--- begin ---
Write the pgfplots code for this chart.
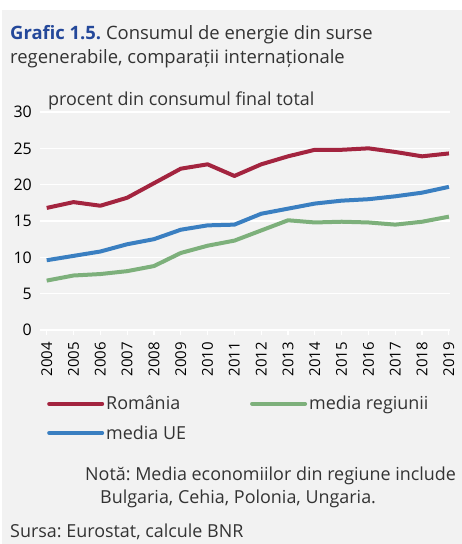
--- end ---
--- begin ---
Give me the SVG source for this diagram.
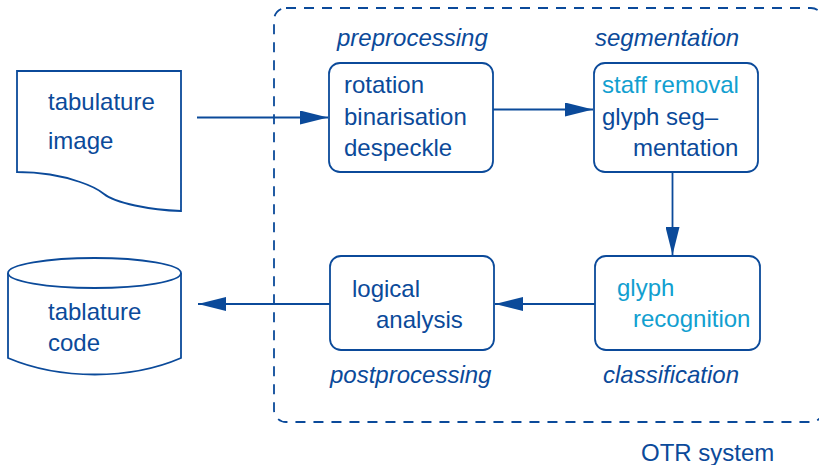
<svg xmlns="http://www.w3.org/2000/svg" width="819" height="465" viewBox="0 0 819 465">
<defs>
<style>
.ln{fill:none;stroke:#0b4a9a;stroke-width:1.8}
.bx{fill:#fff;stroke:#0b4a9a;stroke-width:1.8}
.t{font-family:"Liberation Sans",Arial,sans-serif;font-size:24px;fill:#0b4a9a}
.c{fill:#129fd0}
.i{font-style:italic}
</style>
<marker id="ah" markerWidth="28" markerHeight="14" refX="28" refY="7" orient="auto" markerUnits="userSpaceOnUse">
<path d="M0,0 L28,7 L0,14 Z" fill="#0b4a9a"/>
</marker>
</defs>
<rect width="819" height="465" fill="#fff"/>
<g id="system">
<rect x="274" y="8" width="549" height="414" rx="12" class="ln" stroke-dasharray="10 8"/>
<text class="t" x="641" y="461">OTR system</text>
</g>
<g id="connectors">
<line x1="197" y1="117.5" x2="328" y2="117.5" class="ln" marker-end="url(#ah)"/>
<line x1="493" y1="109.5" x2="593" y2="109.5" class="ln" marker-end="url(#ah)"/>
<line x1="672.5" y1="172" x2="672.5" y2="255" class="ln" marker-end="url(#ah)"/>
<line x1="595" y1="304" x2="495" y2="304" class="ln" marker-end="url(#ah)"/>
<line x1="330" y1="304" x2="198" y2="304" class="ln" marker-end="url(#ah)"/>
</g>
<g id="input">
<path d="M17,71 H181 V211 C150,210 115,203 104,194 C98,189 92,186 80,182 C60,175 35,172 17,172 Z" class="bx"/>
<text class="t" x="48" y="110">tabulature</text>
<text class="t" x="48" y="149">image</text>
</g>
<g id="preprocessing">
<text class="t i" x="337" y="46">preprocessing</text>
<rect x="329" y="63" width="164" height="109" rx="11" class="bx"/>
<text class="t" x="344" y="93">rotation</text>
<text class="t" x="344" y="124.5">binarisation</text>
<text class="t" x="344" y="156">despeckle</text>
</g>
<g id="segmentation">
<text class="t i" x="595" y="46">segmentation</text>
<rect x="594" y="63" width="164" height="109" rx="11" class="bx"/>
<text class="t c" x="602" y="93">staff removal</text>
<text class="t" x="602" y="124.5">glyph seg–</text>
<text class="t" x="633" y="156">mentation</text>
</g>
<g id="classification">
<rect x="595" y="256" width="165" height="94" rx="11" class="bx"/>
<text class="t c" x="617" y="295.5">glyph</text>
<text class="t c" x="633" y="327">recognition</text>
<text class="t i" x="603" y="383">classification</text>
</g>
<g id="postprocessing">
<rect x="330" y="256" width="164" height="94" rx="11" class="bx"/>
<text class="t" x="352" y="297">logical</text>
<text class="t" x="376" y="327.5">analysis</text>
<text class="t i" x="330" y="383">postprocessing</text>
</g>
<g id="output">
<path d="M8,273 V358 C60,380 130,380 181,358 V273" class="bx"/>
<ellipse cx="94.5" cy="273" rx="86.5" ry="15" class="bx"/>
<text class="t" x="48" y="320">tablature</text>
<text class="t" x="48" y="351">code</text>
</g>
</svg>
--- end ---
(TASK TO COMPLETE) Locate the lines above that hold the word "code". Show every one of them.

(EXERCISE RESULT)
Write the pgfplots code for this chart.
<text class="t" x="48" y="351">code</text>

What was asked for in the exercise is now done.